The results follow a CNN/ORC poll released on Nov. 25 that showed a growing number of Americans doubted Obama's ability to manage the nation, amid ongoing problems plaguing the president's signature domestic policy achievement, the health care reform law, the Affordable Care Act, also known as Obamacare.
Obama's administration has also come under fire. Critics say it is dealing poorly with the Syrian government over its alleged use of chemical weapons and Iran over its nuclear ambitions, and has failed to rein in U.S. public spending or revive the economy.
Some 57 percent of respondents in the Harvard poll said they disapproved of the Obamacare law, with 40 percent expecting the quality of health care to worsen and about half expecting such costs to rise.

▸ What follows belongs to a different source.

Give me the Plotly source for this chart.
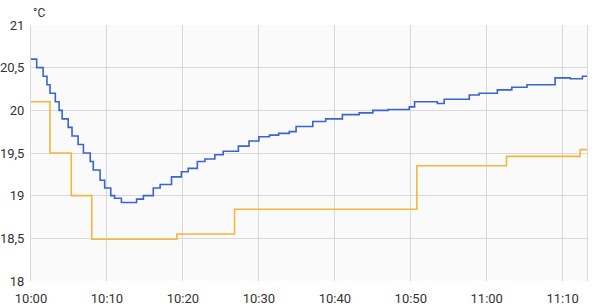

"Among the 22 percent in our survey who report that they have no insurance, less than one-third tell us they are likely to enroll," according to the report detailing the survey findings. "A plurality however are 50-50 and are therefore open to enrolling under the right circumstances."
The Harvard survey respondents spread out the blame for Washington's shortcomings beyond Obama and the Democratic Party.
In terms of job performance, 54 percent said they disapproved of the president, 59 percent disapproved of Democrats in Congress, and a whopping 75 percent disapproved of Republicans in Congress.
Conservative U.S. Republicans took a hard line in the fight over October's U.S. government shutdown, which was waged over the party's demands to stop the launch of Obamacare. But delays in pay to some public workers, closings of national parks and reductions in public services only deepened Americans' frustration.
"Nobody was happy with anybody after the shutdown," Grayson said.
Asked which proposals they would prefer to see enacted to cut the federal deficit, respondents tended to favor increasing taxes for the wealthy and cutting certain types of military spending including on the nuclear arsenal and the Navy fleet.
More than 70 percent also said they would prefer not to see any cuts to education spending on kindergarten through high school, the poll showed.
In a sign of ambivalence over the role of Edward Snowden, a contractor for the National Security Agency, in unveiling details of the U.S. spying program, 52 percent of survey respondents said they were not sure if he was a traitor or a patriot. Some 22 percent labeled him a traitor and an equal 22 percent labeled him a patriot.
Snowden is living in Russia as a fugitive after President Vladimir Putin granted him asylum against Washington's wishes.
"The Snowden stuff shows that these 18-to-29-year-olds are not that supportive of giving up personal information for the interests of national security," Grayson said.